October 16, 2019 at 4:46 p.m.

What should schools be named?

Back in the Saddle

By JACK RONALD
Publisher emeritus

What’s in a name?

That’s the question that came to mind the other day when the final middle school football game was played at Pete Brewster Field.

The football field, originally the turf of the Portland Panthers, was named several years ago in honor of Brewster, who distinguished himself not only for the Panthers but for the Purdue Boilermakers and the Cleveland Browns.

It was a fitting honor, and it was overdue.

But now, the building that has housed East Jay Middle School is going to be re-purposed as an elementary facility. Pete Brewster Field will be re-purposed as a playground with basketball courts. And the school itself will be getting a new name.

The same holds true with West Jay Middle School, with the consolidation of junior high classes in the Jay County High School building beginning in the fall of 2020.

Westlawn Elementary School students will move to the far superior West Jay building, and the current Westlawn building will join the closed Pennville and Judge Haynes buildings as excess inventory.

Figuring out the fates of those no longer needed buildings is one question.

Another is what the reconfigured elementary schools will be named.

Will the Westlawn name simply move several blocks north to a new building? That’s always struck me as a pretty generic label. Historically, Dunkirk had a Sutton school, named for an early pioneer family. Is it time to resurrect that name?

Or are there other possibilities out there that capture Dunkirk’s Gas Boom and glass industry heritage? 

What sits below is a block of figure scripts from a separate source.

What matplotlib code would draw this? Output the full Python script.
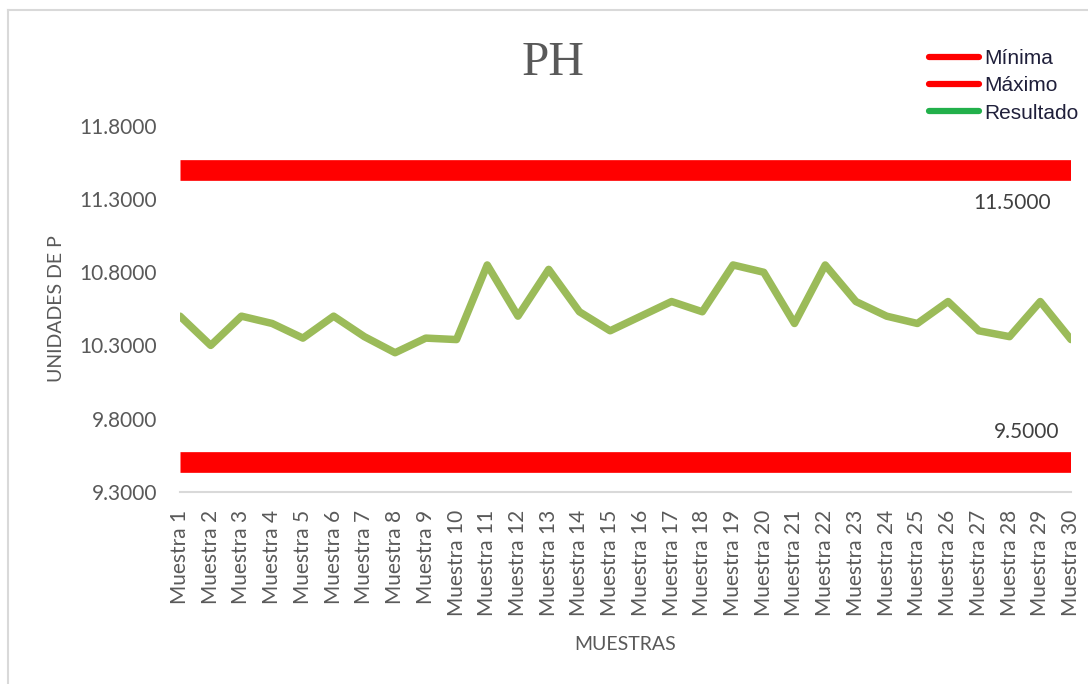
import matplotlib
matplotlib.use("Agg")
import matplotlib.pyplot as plt
from matplotlib.lines import Line2D

# datos del grafico
muestras = ["Muestra %d" % i for i in range(1, 31)]
resultado = [10.50, 10.30, 10.50, 10.45, 10.35, 10.50, 10.36, 10.25, 10.35, 10.34,
             10.85, 10.50, 10.82, 10.53, 10.40, 10.50, 10.60, 10.53, 10.85, 10.80,
             10.45, 10.85, 10.60, 10.50, 10.45, 10.60, 10.40, 10.36, 10.60, 10.34]
minima = [9.5] * 30
maximo = [11.5] * 30
yticks = [9.3, 9.8, 10.3, 10.8, 11.3, 11.8]

gris = "#595959"
W, H = 1088, 684

fig = plt.figure(figsize=(W / 100, H / 100), dpi=100)
ax = fig.add_axes([180 / W, 1 - 491.7 / H, 891 / W, 365.7 / H])

x = list(range(len(muestras)))
ax.plot(x, minima, color="#ff0000", lw=14.9, solid_capstyle="butt")
ax.plot(x, maximo, color="#ff0000", lw=14.9, solid_capstyle="butt")
ax.plot(x, resultado, color="#9bbb59", lw=5.4, solid_joinstyle="round",
        solid_capstyle="round")

# etiquetas de datos en el ultimo punto
ax.annotate("%.4f" % maximo[-1], (x[-1], maximo[-1]), xytext=(-42.5, -23.8),
            textcoords="offset points", ha="center", va="center",
            fontsize=15, family="Lato", color="#404040")
ax.annotate("%.4f" % minima[-1], (x[-1], minima[-1]), xytext=(-32, 21.6),
            textcoords="offset points", ha="center", va="center",
            fontsize=15, family="Lato", color="#404040")

ax.set_xlim(0, len(muestras) - 1)
ax.set_ylim(yticks[0], yticks[-1])
ax.set_yticks(yticks)
ax.set_yticklabels(["%.4f" % v for v in yticks])
ax.set_xticks(x)
ax.set_xticklabels(muestras, rotation=90)
ax.tick_params(axis="both", length=0, labelsize=15, labelcolor=gris)
ax.tick_params(axis="y", pad=16.5)
ax.tick_params(axis="x", pad=13)
for lab in ax.get_xticklabels() + ax.get_yticklabels():
    lab.set_family("Lato")

for s in ["top", "right", "left"]:
    ax.spines[s].set_visible(False)
ax.spines["bottom"].set_color("#d9d9d9")
ax.spines["bottom"].set_linewidth(1.5)

ax.set_xlabel("MUESTRAS", fontsize=14, family="Lato", color=gris, va="center")
ax.xaxis.set_label_coords(0.5, (491.7 - 645) / 365.7)
ax.set_ylabel("UNIDADES DE P", fontsize=14, family="Lato", color=gris, va="center")
ax.yaxis.set_label_coords((57 - 180) / 891, 0.5)

fig.text(553 / W, 1 - 63 / H, "PH", ha="center", va="center", fontsize=35.5,
         family="Liberation Serif", color=gris)

# leyenda
handles = [Line2D([], [], color="#ff0000", lw=4.5, solid_capstyle="round"),
           Line2D([], [], color="#ff0000", lw=4.5, solid_capstyle="round"),
           Line2D([], [], color="#22b04b", lw=4.5, solid_capstyle="round")]
leg = fig.legend(handles, ["Mínima", "Máximo", "Resultado"], loc="upper left",
                 bbox_to_anchor=(929 / W, 1 - 49 / H), frameon=False,
                 prop={"family": "Liberation Sans", "size": 15},
                 handlelength=2.4, handletextpad=0.25, labelspacing=0.4,
                 borderaxespad=0, borderpad=0)
for t in leg.get_texts():
    t.set_color("#1f1f3a")

# borde del area del grafico
fig.add_artist(Line2D([8 / W, 8 / W], [0, 1 - 10 / H], transform=fig.transFigure,
                      color="#d9d9d9", lw=1.5))
fig.add_artist(Line2D([8 / W, 1], [1 - 10 / H, 1 - 10 / H], transform=fig.transFigure,
                      color="#d9d9d9", lw=1.5))

fig.savefig("out.png", dpi=100)
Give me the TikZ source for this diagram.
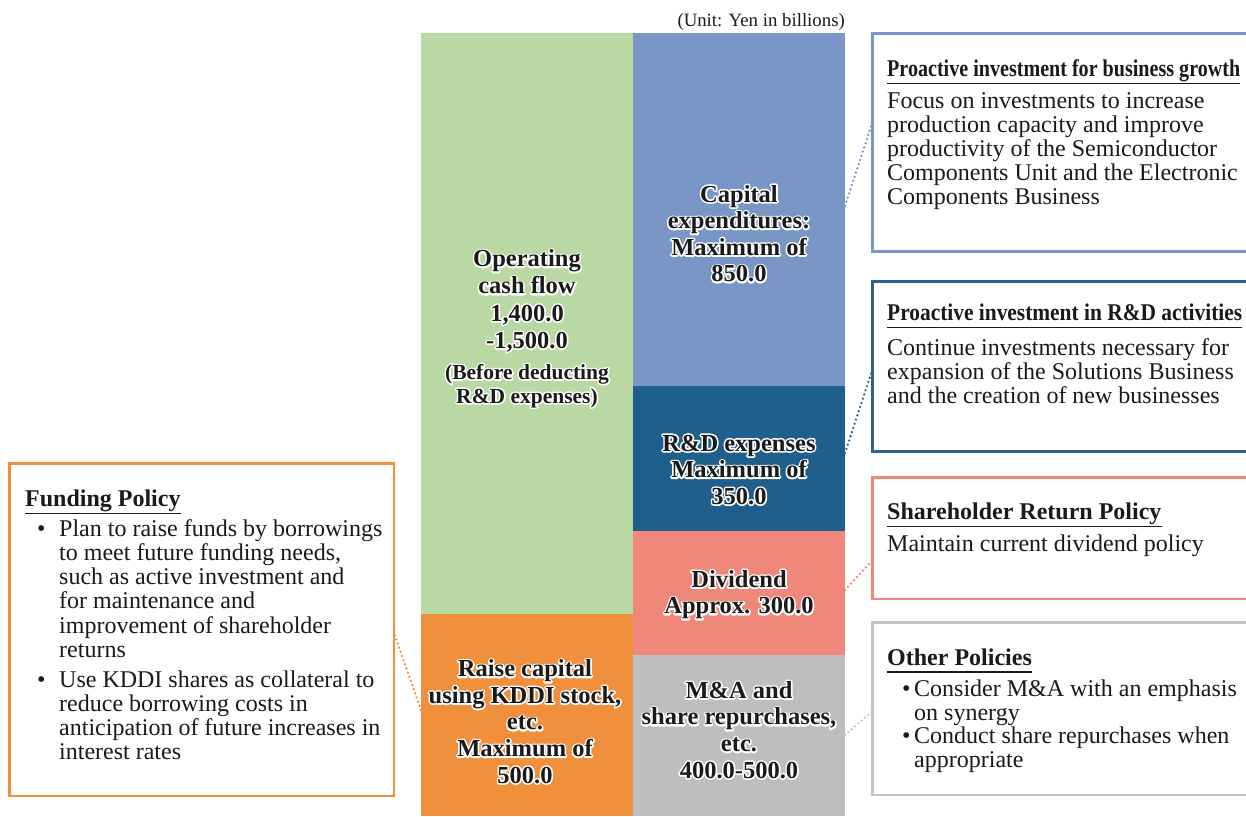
\documentclass[tikz,border=0pt]{standalone}
\usepackage{fontspec}
\setmainfont{Liberation Serif}
\usetikzlibrary{calc}
\definecolor{cgreen}{HTML}{BAD8A3}
\definecolor{cblue}{HTML}{7A96C6}
\definecolor{cdblue}{HTML}{1F5F8B}
\definecolor{cdbord}{HTML}{2A6590}
\definecolor{csalmon}{HTML}{F0877B}
\definecolor{corange}{HTML}{F0903D}
\definecolor{cgray}{HTML}{BEBEBE}
\definecolor{cgrayb}{HTML}{C4C4C4}
\definecolor{ctext}{HTML}{1A1A1A}
% white halo: a stroked white copy under the normal text
\newcommand\hl[1]{\leavevmode\rlap{\special{pdf:literal 1 Tr 3.2 w 1 j 1 J 1 1 1 RG}#1\special{pdf:literal 0 Tr 1 w 0 j 0 J 0 0 0 RG}}#1}
\tikzset{
  col/.style={inner sep=0pt, outer sep=0pt, anchor=north west},
  pbox/.style={inner sep=0pt, outer sep=0pt, anchor=north west, line width=2.6pt, fill=white},
  lab/.style={inner sep=0pt, anchor=base, text=ctext, font=\bfseries\fontsize{24.5}{26.6}\selectfont},
  labsmall/.style={lab, font=\bfseries\fontsize{21.5}{23.7}\selectfont},
  hdr/.style={inner sep=0pt, anchor=base west, text=ctext, font=\bfseries\fontsize{24}{24}\selectfont},
  body/.style={inner sep=0pt, anchor=base west, text=ctext, font=\fontsize{24}{24.2}\selectfont},
  uline/.style={line width=1.2pt, draw=ctext},
  conn/.style={line width=2.6pt, line cap=round, dash pattern=on 0pt off 4.4pt}
}
\begin{document}
\begin{tikzpicture}[x=1pt,y=-1pt]
\useasboundingbox (0,0) rectangle (1246,816);

% unit label
\node[inner sep=0pt, anchor=base east, text=ctext, font=\fontsize{18.8}{20}\selectfont] (unit) at (845,26.5) {(Unit: Yen in billions)};

% columns
\node[col, fill=cgreen, minimum width=212, minimum height=581] (ocf) at (421,33) {};
\node[col, fill=corange, minimum width=212, minimum height=202] (raise) at (421,614) {};
\node[col, fill=cblue, minimum width=212, minimum height=353] (capex) at (633,33) {};
\node[col, fill=cdblue, minimum width=212, minimum height=145] (rnd) at (633,386) {};
\node[col, fill=csalmon, minimum width=212, minimum height=124] (div) at (633,531) {};
\node[col, fill=cgray, minimum width=212, minimum height=161] (mna) at (633,655) {};

% column labels
\node[lab] (ocfl) at (527,266.7) {\begin{tabular}[t]{@{}c@{}}\hl{Operating}\\[0.6pt]\hl{cash flow}\\[0.6pt]\hl{1,400.0}\\[0.6pt]\hl{-1,500.0}\end{tabular}};
\node[labsmall] (ocfl2) at (527,379.3) {\begin{tabular}[t]{@{}c@{}}\hl{(Before deducting}\\\hl{R\&D expenses)}\end{tabular}};
\node[lab] (capexl) at (739,202) {\begin{tabular}[t]{@{}c@{}}\hl{Capital}\\\hl{expenditures:}\\\hl{Maximum of}\\\hl{850.0}\end{tabular}};
\node[lab] (rndl) at (739,451) {\begin{tabular}[t]{@{}c@{}}\hl{R\&D expenses}\\\hl{Maximum of}\\\hl{350.0}\end{tabular}};
\node[lab] (divl) at (739,587.3) {\begin{tabular}[t]{@{}c@{}}\hl{Dividend}\\\hl{Approx. 300.0}\end{tabular}};
\node[lab] (raisel) at (525,676.7) {\begin{tabular}[t]{@{}c@{}}\hl{Raise capital}\\\hl{using KDDI stock,}\\\hl{etc.}\\\hl{Maximum of}\\\hl{500.0}\end{tabular}};
\node[lab] (mnal) at (739,698.3) {\begin{tabular}[t]{@{}c@{}}\hl{M\&A and}\\\hl{share repurchases,}\\\hl{etc.}\\\hl{400.0-500.0}\end{tabular}};

% right boxes
\node[pbox, draw=cblue, minimum width=384, minimum height=218] (b1) at (872.5,33.5) {};
\node[pbox, draw=cdbord, minimum width=384, minimum height=170.5] (b2) at (872.5,281.2) {};
\node[pbox, draw=csalmon, minimum width=384, minimum height=121.5] (b3) at (872.5,477.5) {};
\node[pbox, draw=cgrayb, minimum width=384, minimum height=172.5] (b4) at (872.5,622.5) {};
% left box
\node[pbox, draw=corange, minimum width=384.5, minimum height=332.5] (fp) at (9.5,463.3) {};

% box 1
\node[hdr] (h1) at (887,76.7) {\resizebox{353pt}{\height}{Proactive investment for business growth}};
\draw[uline] ($(h1.base west)+(0,7)$) -- ($(h1.base east)+(0,7)$);
\node[body] (t1) at (887,108) {\begin{tabular}[t]{@{}l@{}}Focus on investments to increase\\production capacity and improve\\productivity of the Semiconductor\\Components Unit and the Electronic\\Components Business\end{tabular}};

% box 2
\node[hdr] (h2) at (887,320.7) {\resizebox{355pt}{\height}{Proactive investment in R\&D activities}};
\draw[uline] ($(h2.base west)+(0,7)$) -- ($(h2.base east)+(0,7)$);
\node[body] (t2) at (887,355) {\begin{tabular}[t]{@{}l@{}}Continue investments necessary for\\expansion of the Solutions Business\\and the creation of new businesses\end{tabular}};

% box 3
\node[hdr] (h3) at (887,519.3) {Shareholder Return Policy};
\draw[uline] ($(h3.base west)+(0,7.5)$) -- ($(h3.base east)+(0,7.5)$);
\node[body] (t3) at (887,551.7) {Maintain current dividend policy};

% box 4
\node[hdr] (h4) at (887,665) {Other Policies};
\draw[uline] ($(h4.base west)+(0,7)$) -- ($(h4.base east)+(0,7)$);
\node[body, font=\fontsize{24}{23.4}\selectfont] (t4) at (902,696.7) {\begin{tabular}[t]{@{}l@{}l@{}}\makebox[12pt][l]{\textbullet}&Consider M\&A with an emphasis\\&on synergy\\\textbullet&Conduct share repurchases when\\&appropriate\end{tabular}};

% funding box
\node[hdr] (h5) at (25,506.7) {Funding Policy};
\draw[uline] ($(h5.base west)+(0,7)$) -- ($(h5.base east)+(0,7)$);
\node[body, font=\fontsize{24}{24}\selectfont] (t5) at (37,536.7) {\begin{tabular}[t]{@{}l@{}l@{}}\makebox[22pt][l]{\textbullet}&Plan to raise funds by borrowings\\&to meet future funding needs,\\&such as active investment and\\&for maintenance and\\&improvement of shareholder\\&returns\\[6pt]\textbullet&Use KDDI shares as collateral to\\&reduce borrowing costs in\\&anticipation of future increases in\\&interest rates\end{tabular}};

% connectors
\coordinate (k1a) at ($(capex.north east)!0.49!(capex.south east)$);
\coordinate (k1b) at ($(b1.north west)!0.406!(b1.south west)$);
\draw[conn, draw=cblue] (k1a) -- (k1b);
\coordinate (k2a) at ($(rnd.north east)!0.462!(rnd.south east)$);
\coordinate (k2b) at ($(b2.north west)!0.516!(b2.south west)$);
\draw[conn, draw=cdbord] (k2a) -- (k2b);
\coordinate (k3a) at ($(div.north east)!0.476!(div.south east)$);
\coordinate (k3b) at ($(b3.north west)!0.68!(b3.south west)$);
\draw[conn, draw=csalmon] (k3a) -- (k3b);
\coordinate (k4a) at ($(mna.north east)!0.497!(mna.south east)$);
\coordinate (k4b) at ($(b4.north west)!0.514!(b4.south west)$);
\draw[conn, draw=cgrayb] (k4a) -- (k4b);
\coordinate (k5a) at ($(raise.north west)!0.475!(raise.south west)$);
\coordinate (k5b) at ($(fp.north east)!0.51!(fp.south east)$);
\draw[conn, draw=corange] (k5a) -- (k5b);
\end{tikzpicture}
\end{document}
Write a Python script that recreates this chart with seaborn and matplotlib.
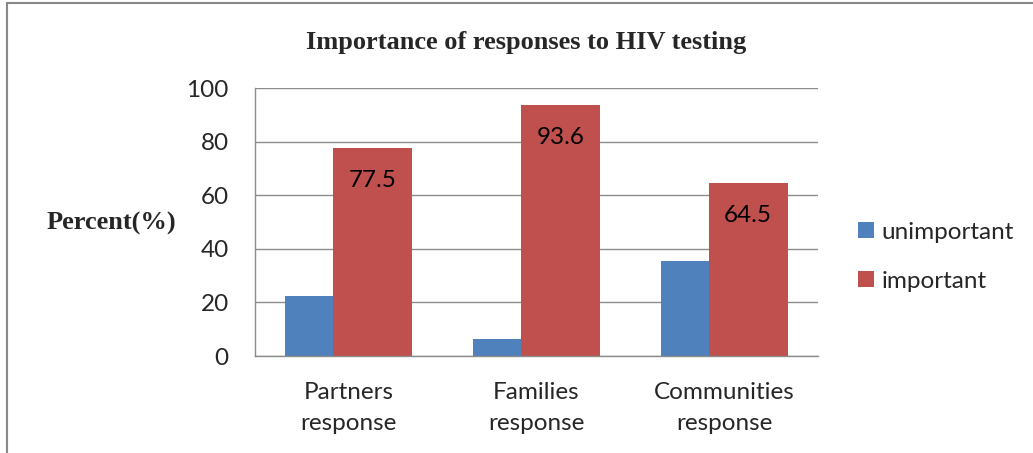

And what about East Jay? There’s already a generically-named East Elementary School, which will still be in operation. The current General Shanks Elementary building is being re-purposed for administration and pre-school but will probably be able to hang onto its name.

Or the Shanks name could follow the elementary school kids to a new home. Or — for that matter — the Judge Haynes name could be transferred to the new location. (Full disclosure: Judge Haynes was my great-grandfather, and I attended that school.)

Then again, there are plenty of worthy citizens who could be honored:

•Entertainer Jack Imel? That would play well in Portland with Lawrence Welk fans.

•Astronaut Kevin Ford? Though he was born in Jay County, he was raised in Montpelier.

•The pioneering Brooks or Studebaker families? They’re already memorialized in courthouse murals, but Brooks Creek isn’t far from the West Jay site.

•Internet guru Mary Meeker? That may be too 21st century.

•Dancer and choreographer Twyla Tharp? She was born at Jay County Hospital, but her family lived in rural Dunkirk and her father had a car dealership there.

•Pete Brewster himself?

This is, admittedly, the least earth-shattering decision facing Jay Schools as it struggles with the complexities of consolidation.

But it’s one of those decisions that will matter over time.

Maybe the smart thing to do is ask the kids. They’re the ones who will be going through the classroom doors.